Mankind’s evolutionary journey unfolds in an explosion of colour in Cirque du Soleil’s visually stunning new show Totem.
Written and directed by Robert Lepage (who also directed previous Cirque show KA), Totem traces human’s origins, from our early beginnings as amphibious creatures, to primates, Neanderthals and eventually our modern-day selves.
It also examines the physical and spiritual connections which bind humans to this planet and each other, and explores our seemingly limitless potential.
The story unfolds on a sloping stage in The Plateau. The front half is shaped like a turtle – a creature which, in various myths and cultures around the world, is said to represent the Earth.
As the show begins, the turtle’s cloth-like shell is lifted away to reveal a menagerie of colourful “frogs” living within. A fast-paced parallel-bars routine ensues as the frogs fight for space on the frame, effortlessly ducking and weaving over and under each other – often with mere inches to spare.
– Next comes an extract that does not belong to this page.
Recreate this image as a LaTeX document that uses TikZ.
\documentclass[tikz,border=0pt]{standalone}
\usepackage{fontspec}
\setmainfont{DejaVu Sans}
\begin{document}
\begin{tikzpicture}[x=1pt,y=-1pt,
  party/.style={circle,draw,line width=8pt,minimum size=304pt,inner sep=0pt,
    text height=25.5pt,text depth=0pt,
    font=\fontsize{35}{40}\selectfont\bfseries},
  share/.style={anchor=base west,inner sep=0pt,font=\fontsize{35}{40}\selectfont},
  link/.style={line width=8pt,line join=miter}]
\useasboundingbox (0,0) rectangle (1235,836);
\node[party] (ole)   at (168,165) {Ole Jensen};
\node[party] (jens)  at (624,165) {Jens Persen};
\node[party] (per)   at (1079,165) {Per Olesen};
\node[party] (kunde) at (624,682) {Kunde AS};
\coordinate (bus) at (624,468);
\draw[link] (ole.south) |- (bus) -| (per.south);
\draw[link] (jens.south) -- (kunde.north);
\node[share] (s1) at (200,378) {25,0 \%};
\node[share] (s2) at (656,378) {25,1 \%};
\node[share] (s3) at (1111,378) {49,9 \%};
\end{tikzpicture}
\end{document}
Two hoop-dancing displays inspired by early Native American tribes reflect history, while a pair of alpha males wage war suspended from hoops above the stage, fighting to win the affection of a beautiful woman in a tribute to the age-old search for the perfect mate.
Misha the clown provides ample comedic moments, as does Valentino, a loud-mouthed lothario who travels between the scenes, causing chaos and making comical (and at times unwanted) advances towards a few unlucky women in the audience.
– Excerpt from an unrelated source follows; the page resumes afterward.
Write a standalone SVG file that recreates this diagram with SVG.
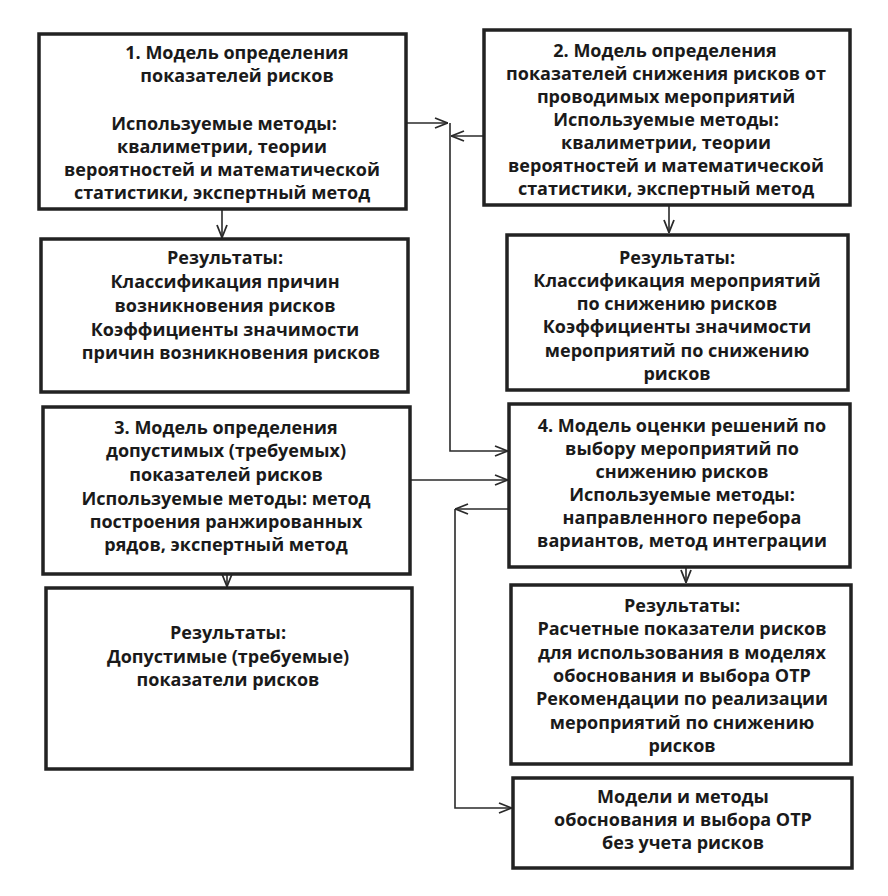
<svg xmlns="http://www.w3.org/2000/svg" width="888" height="896" viewBox="0 0 888 896">
<defs>
<style>
.box{fill:#fff;stroke:#222;stroke-width:3.5}
.t{font-family:"Open Sans","Noto Sans","Liberation Sans",sans-serif;font-weight:bold;font-size:18px;fill:#1a1a1a;text-anchor:middle}
.c{fill:none;stroke:#2a2a2a;stroke-width:1.6}
</style>
<marker id="ah" viewBox="0 0 14 12" refX="14" refY="6" markerWidth="14" markerHeight="12" markerUnits="userSpaceOnUse" orient="auto">
<path d="M1,1 L13.5,6 L1,11" fill="none" stroke="#2a2a2a" stroke-width="1.8"/>
</marker>
</defs>
<rect width="888" height="896" fill="#fff"/>

<g id="connectors">
<path class="c" d="M406,123 H448" marker-end="url(#ah)"/>
<path class="c" d="M484,136 H451" marker-end="url(#ah)"/>
<path class="c" d="M450,123 V451 H508" marker-end="url(#ah)"/>
<path class="c" d="M222,209 V238" marker-end="url(#ah)"/>
<path class="c" d="M669,205 V233" marker-end="url(#ah)"/>
<path class="c" d="M410,480 H508" marker-end="url(#ah)"/>
<path class="c" d="M509,509 H455" marker-end="url(#ah)"/>
<path class="c" d="M455,509 V808 H512" marker-end="url(#ah)"/>
<path class="c" d="M227,574 V587" marker-end="url(#ah)"/>
<path class="c" d="M686,567 V583" marker-end="url(#ah)"/>
</g>

<g id="box1">
<rect class="box" x="39" y="34" width="367" height="175"/>
<text class="t" x="237" y="59">1. Модель определения</text>
<text class="t" x="237" y="82">показателей рисков</text>
<text class="t" x="224" y="130">Используемые методы:</text>
<text class="t" x="222" y="153">квалиметрии, теории</text>
<text class="t" x="222" y="176">вероятностей и математической</text>
<text class="t" x="222" y="199">статистики, экспертный метод</text>
</g>

<g id="box2">
<rect class="box" x="484" y="30" width="366" height="175"/>
<text class="t" x="665" y="57">2. Модель определения</text>
<text class="t" x="666" y="80">показателей снижения рисков от</text>
<text class="t" x="666" y="103">проводимых мероприятий</text>
<text class="t" x="666" y="126">Используемые методы:</text>
<text class="t" x="666" y="149">квалиметрии, теории</text>
<text class="t" x="666" y="172">вероятностей и математической</text>
<text class="t" x="666" y="195">статистики, экспертный метод</text>
</g>

<g id="result1">
<rect class="box" x="41" y="239" width="367" height="153"/>
<text class="t" x="225" y="264">Результаты:</text>
<text class="t" x="225" y="288">Классификация причин</text>
<text class="t" x="225" y="312">возникновения рисков</text>
<text class="t" x="225" y="336">Коэффициенты значимости</text>
<text class="t" x="231" y="359">причин возникновения рисков</text>
</g>

<g id="result2">
<rect class="box" x="507" y="235" width="341" height="155"/>
<text class="t" x="677" y="264">Результаты:</text>
<text class="t" x="677" y="287">Классификация мероприятий</text>
<text class="t" x="677" y="310">по снижению рисков</text>
<text class="t" x="677" y="333">Коэффициенты значимости</text>
<text class="t" x="677" y="357">мероприятий по снижению</text>
<text class="t" x="677" y="380">рисков</text>
</g>

<g id="box3">
<rect class="box" x="43" y="407" width="367" height="167"/>
<text class="t" x="226" y="434">3. Модель определения</text>
<text class="t" x="226" y="457">допустимых (требуемых)</text>
<text class="t" x="226" y="481">показателей рисков</text>
<text class="t" x="226" y="505">Используемые методы: метод</text>
<text class="t" x="226" y="528">построения ранжированных</text>
<text class="t" x="226" y="551">рядов, экспертный метод</text>
</g>

<g id="box4">
<rect class="box" x="509" y="404" width="341" height="163"/>
<text class="t" x="682" y="432">4. Модель оценки решений по</text>
<text class="t" x="682" y="455">выбору мероприятий по</text>
<text class="t" x="682" y="478">снижению рисков</text>
<text class="t" x="682" y="501">Используемые методы:</text>
<text class="t" x="682" y="524">направленного перебора</text>
<text class="t" x="682" y="547">вариантов, метод интеграции</text>
</g>

<g id="result3">
<rect class="box" x="46" y="588" width="366" height="181"/>
<text class="t" x="228" y="639">Результаты:</text>
<text class="t" x="228" y="663">Допустимые (требуемые)</text>
<text class="t" x="228" y="686">показатели рисков</text>
</g>

<g id="result4">
<rect class="box" x="511" y="585" width="340" height="179"/>
<text class="t" x="682" y="612">Результаты:</text>
<text class="t" x="682" y="635">Расчетные показатели рисков</text>
<text class="t" x="682" y="659">для использования в моделях</text>
<text class="t" x="682" y="682">обоснования и выбора ОТР</text>
<text class="t" x="682" y="705">Рекомендации по реализации</text>
<text class="t" x="682" y="729">мероприятий по снижению</text>
<text class="t" x="682" y="752">рисков</text>
</g>

<g id="box5">
<rect class="box" x="513" y="778" width="339" height="90"/>
<text class="t" x="683" y="803">Модели и методы</text>
<text class="t" x="683" y="826">обоснования и выбора ОТР</text>
<text class="t" x="683" y="849">без учета рисков</text>
</g>
</svg>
Each act is accompanied by a soundtrack of live music, with the deep tribal sounds and rhythmic chanting of the Native American characters particularly enjoyable.
Like all Cirque productions, Totem features an impressive array of stunning costumes; this time they are inspired by animals, the changing seasons and the colours of nature, as well as ancient civilisations such as the Mayans. The frogs are vivid shades of red and green, which contrast beautifully against the darkened stage, while the “Crystal Man” – who represents life force – sparkles in his outfit made entirely of mirrors and crystals.
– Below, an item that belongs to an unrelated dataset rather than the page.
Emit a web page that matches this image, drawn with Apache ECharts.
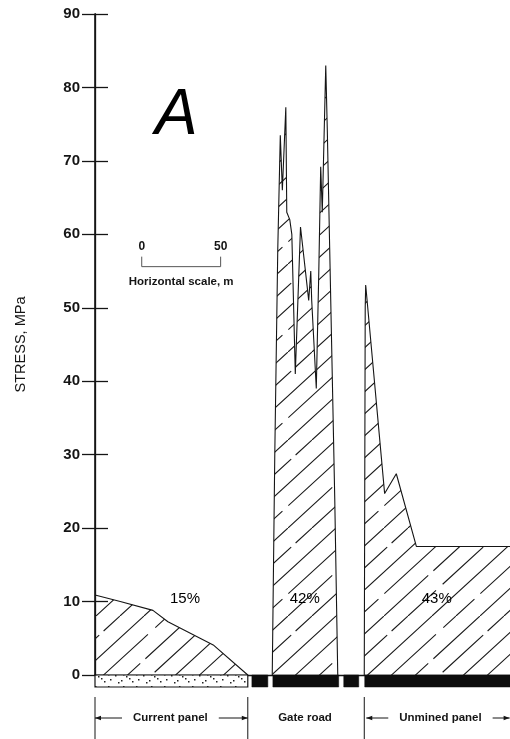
<!DOCTYPE html>
<html>
<head>
<meta charset="utf-8">
<script src="https://cdn.jsdelivr.net/npm/echarts@6/dist/echarts.min.js"></script>
<style>
  html, body { margin: 0; padding: 0; background: #fff; }
  #chart { width: 510px; height: 739px; }
</style>
</head>
<body>
<div id="chart"></div>
<script>
// Abutment stress across the longwall section. Distance in metres from the
// current panel's goaf edge, stress in MPa.
const currentPanel = [[0, 10.9], [16, 10.0], [36.7, 8.8], [46.2, 7.25], [74.9, 4.1], [96.8, 0]];
const gateRoad = [
  [112.3, 0], [113.9, 30], [115.8, 58], [117.4, 73.5], [118.7, 66], [120.9, 77.3],
  [121.5, 63], [123.4, 62], [124.7, 60], [126.9, 41], [130.2, 61], [135.4, 51],
  [136.7, 55], [137.3, 51], [140.2, 39], [141.8, 55], [143.0, 69.2], [144.0, 63],
  [146.2, 83], [147.2, 74], [148.7, 58], [151.9, 24], [153.8, 0]
];
const unminedPanel = [[170.6, 0], [171.2, 50], [171.5, 53.1], [183.5, 24.7], [190.9, 27.4], [203.6, 17.5], [268, 17.5]];

// Share of the load carried by each zone
const shareLabels = ['15%', '42%', '43%'];
const sharePoints = [[57, 10.4], [132.9, 10.4], [216.5, 10.4]];

// Ground strip under the profile: goaf rubble, then coal pillars / solid coal
const floorStrip = [[0, 96.8, 'goaf'], [99.4, 109.5, 'coal'], [112.7, 154.4, 'coal'], [157.6, 167.1, 'coal'], [170.9, 268, 'coal']];

// Zones named under the strip
const zones = [['Current panel', 0, 96.8, 'span'], ['Gate road', 112.3, 153.8, 'plain'], ['Unmined panel', 170.6, 262.7, 'open']];

// Scale bar: start (m), height on the stress axis (MPa), length (m)
const scaleBar = [29.6, 55.6, 50];

const stressTicks = { min: 0, max: 90, step: 10 };
const distanceRange = { min: 0, max: 268 };

const FONT = '"Liberation Sans", Arial, Helvetica, sans-serif';
const INK = '#151515';

// Diagonal, slightly broken hatch used to fill the stress areas
function hatchTile() {
  const W = 96, H = 88;
  const c = document.createElement('canvas');
  c.width = W; c.height = H;
  const g = c.getContext('2d');
  g.strokeStyle = '#1a1a1a';
  g.lineWidth = 1.1;
  const dashes = [[60, 7, 63], [38, 9, 55, 6, 22], [130, 0], [25, 8, 70, 10, 17]];
  for (let k = 0; k < 4; k++) {
    const o = k * W / 4;
    g.setLineDash(dashes[k]);
    for (const s of [o, o - W]) {
      g.beginPath();
      g.moveTo(s, H);
      g.lineTo(s + W, 0);
      g.stroke();
    }
  }
  return c;
}

// Speckled texture for the goaf strip
function speckleTile() {
  const c = document.createElement('canvas');
  c.width = 28; c.height = 12;
  const g = c.getContext('2d');
  g.fillStyle = '#fff';
  g.fillRect(0, 0, 28, 12);
  g.fillStyle = '#222';
  const dots = [[3, 3], [9, 8], [14, 4], [20, 9], [24, 2], [6, 10], [17, 6], [26, 7], [11, 2]];
  dots.forEach(([x, y]) => g.fillRect(x, y, 1.5, 1.5));
  return c;
}

const hatch = { image: hatchTile(), repeat: 'repeat' };
const speckle = { image: speckleTile(), repeat: 'repeat' };

function areaSeries(data) {
  return {
    type: 'line',
    data: data,
    symbol: 'none',
    lineStyle: { color: INK, width: 1.1 },
    areaStyle: { color: hatch, opacity: 1 },
    silent: true,
    z: 3
  };
}

function arrow(x1, x2, y, headAtStart) {
  const tip = headAtStart ? x1 : x2;
  const dir = headAtStart ? 1 : -1;
  return [
    { type: 'line', shape: { x1: x1, y1: y, x2: x2, y2: y }, style: { stroke: INK, lineWidth: 1 } },
    { type: 'polygon', shape: { points: [[tip, y], [tip + dir * 6, y - 2.2], [tip + dir * 6, y + 2.2]] }, style: { fill: INK } }
  ];
}

const chart = echarts.init(document.getElementById('chart'), null, { renderer: 'canvas' });

chart.setOption({
  animation: false,
  backgroundColor: '#fff',
  grid: { left: 95, right: -8, top: 14, bottom: 64, outerBoundsMode: 'none' },
  xAxis: [
    { type: 'value', min: distanceRange.min, max: distanceRange.max, position: 'bottom',
      axisLine: { show: false }, axisTick: { show: false }, axisLabel: { show: false }, splitLine: { show: false } },
    { type: 'value', min: distanceRange.min, max: distanceRange.max, position: 'top',
      axisLine: { show: true, lineStyle: { color: INK, width: 1.3 } }, axisTick: { show: false },
      axisLabel: { show: false }, splitLine: { show: false } }
  ],
  yAxis: [
    { type: 'value', min: stressTicks.min, max: stressTicks.max, interval: stressTicks.step, position: 'left',
      name: 'STRESS, MPa', nameLocation: 'middle', nameGap: 67, nameRotate: 90,
      nameTextStyle: { fontFamily: FONT, fontSize: 14.5, color: INK },
      axisLine: { show: true, lineStyle: { color: INK, width: 1.6 } },
      axisTick: { show: true, inside: true, length: 13, lineStyle: { color: INK, width: 1.3 } },
      axisLabel: { margin: 15, fontFamily: FONT, fontSize: 15, fontWeight: 'bold', color: INK },
      splitLine: { show: false } },
    { type: 'value', min: stressTicks.min, max: stressTicks.max, interval: stressTicks.step, position: 'right',
      axisLine: { show: true, lineStyle: { color: INK, width: 1.3 } },
      axisTick: { show: true, inside: true, length: 13, lineStyle: { color: INK, width: 1.3 } },
      axisLabel: { show: false }, splitLine: { show: false } }
  ],
  graphic: [
    { type: 'text', left: 155, top: 84,
      style: { text: 'A', font: 'italic 64px ' + FONT, fill: '#000' } }
  ],
  series: [
    areaSeries(currentPanel),
    areaSeries(gateRoad),
    areaSeries(unminedPanel),
    {
      type: 'scatter',
      data: sharePoints.map((p, i) => ({ value: p, name: shareLabels[i] })),
      symbolSize: 0,
      silent: true,
      z: 5,
      itemStyle: { opacity: 1 },
      label: { show: true, position: 'inside', formatter: '{b}', opacity: 1,
        fontFamily: FONT, fontSize: 15, color: '#000', textBorderWidth: 0 }
    },
    {
      type: 'custom',
      clip: false,
      silent: true,
      z: 6,
      data: floorStrip.map(s => [s[0], s[1]]),
      encode: { x: [0, 1] },
      renderItem: function (params, api) {
        const seg = floorStrip[params.dataIndex];
        const a = api.coord([seg[0], 0]);
        const b = api.coord([seg[1], 0]);
        const goaf = seg[2] === 'goaf';
        return {
          type: 'rect',
          shape: { x: a[0], y: a[1], width: b[0] - a[0], height: 12 },
          style: goaf ? { fill: speckle, stroke: INK, lineWidth: 1.2 } : { fill: '#0d0d0d', stroke: '#0d0d0d', lineWidth: 0.5 }
        };
      }
    },
    {
      type: 'custom',
      clip: false,
      silent: true,
      z: 6,
      data: zones.map(z => [z[1], z[2]]),
      encode: { x: [0, 1] },
      renderItem: function (params, api) {
        const z = zones[params.dataIndex];
        const p1 = api.coord([z[1], 0]);
        const p2 = api.coord([z[2], 0]);
        const y0 = p1[1];
        const ly = y0 + 43;
        const children = [];
        let textX = (p1[0] + p2[0]) / 2;
        const vline = x => ({ type: 'line', shape: { x1: x, y1: y0 + 22, x2: x, y2: y0 + 80 }, style: { stroke: INK, lineWidth: 1 } });
        if (z[3] === 'span') {
          children.push(vline(p1[0]), vline(p2[0]));
          children.push(...arrow(p1[0], p1[0] + 27, ly, true));
          children.push(...arrow(p2[0] - 29, p2[0], ly, false));
          textX = (p1[0] + 27 + p2[0] - 29) / 2;
        } else if (z[3] === 'open') {
          children.push(vline(p1[0]));
          children.push(...arrow(p1[0] + 2, p1[0] + 24, ly, true));
          children.push(...arrow(p2[0] - 17, p2[0], ly, false));
          textX = (p1[0] + 24 + p2[0] - 17) / 2;
        }
        children.push({
          type: 'text',
          style: { text: z[0], x: textX, y: ly, align: 'center', verticalAlign: 'middle',
            fontFamily: FONT, fontSize: 11.5, fontWeight: 'bold', fill: INK }
        });
        return { type: 'group', children: children };
      }
    },
    {
      type: 'custom',
      clip: false,
      silent: true,
      z: 6,
      data: [[scaleBar[0], scaleBar[1], scaleBar[2]]],
      encode: { x: 0, y: 1 },
      renderItem: function (params, api) {
        const a = api.coord([scaleBar[0], scaleBar[1]]);
        const b = api.coord([scaleBar[0] + scaleBar[2], scaleBar[1]]);
        const txt = (t, x, y, size) => ({
          type: 'text',
          style: { text: t, x: x, y: y, align: 'center', verticalAlign: 'middle',
            fontFamily: FONT, fontSize: size, fontWeight: 'bold', fill: INK }
        });
        return {
          type: 'group',
          children: [
            { type: 'polyline', shape: { points: [[a[0], a[1] - 10], [a[0], a[1]], [b[0], b[1]], [b[0], b[1] - 10]] },
              style: { stroke: '#555', lineWidth: 1, fill: null } },
            txt('0', a[0], a[1] - 20, 12),
            txt(String(scaleBar[2]), b[0], b[1] - 20, 12),
            txt('Horizontal scale, m', (a[0] + b[0]) / 2, a[1] + 15, 11.5)
          ]
        };
      }
    }
  ]
});
</script>
</body>
</html>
Images of tranquil ponds, angry seas and lush green foliage are projected onto the stage, creating a constantly changing environment with which the characters interact. The footage of lava spilling from fractured earth is breathtaking.
Throughout the opening-night performance, the cast wowed the Adelaide audience with impressive displays of physical strength and endurance. Their acrobatic feats, combined with a unique soundtrack, vibrant costumes and slick set, ensure Totem is a celebratory journey suitable for all ages.
Totem is being performed under The Plateau in the West Parklands until July 12.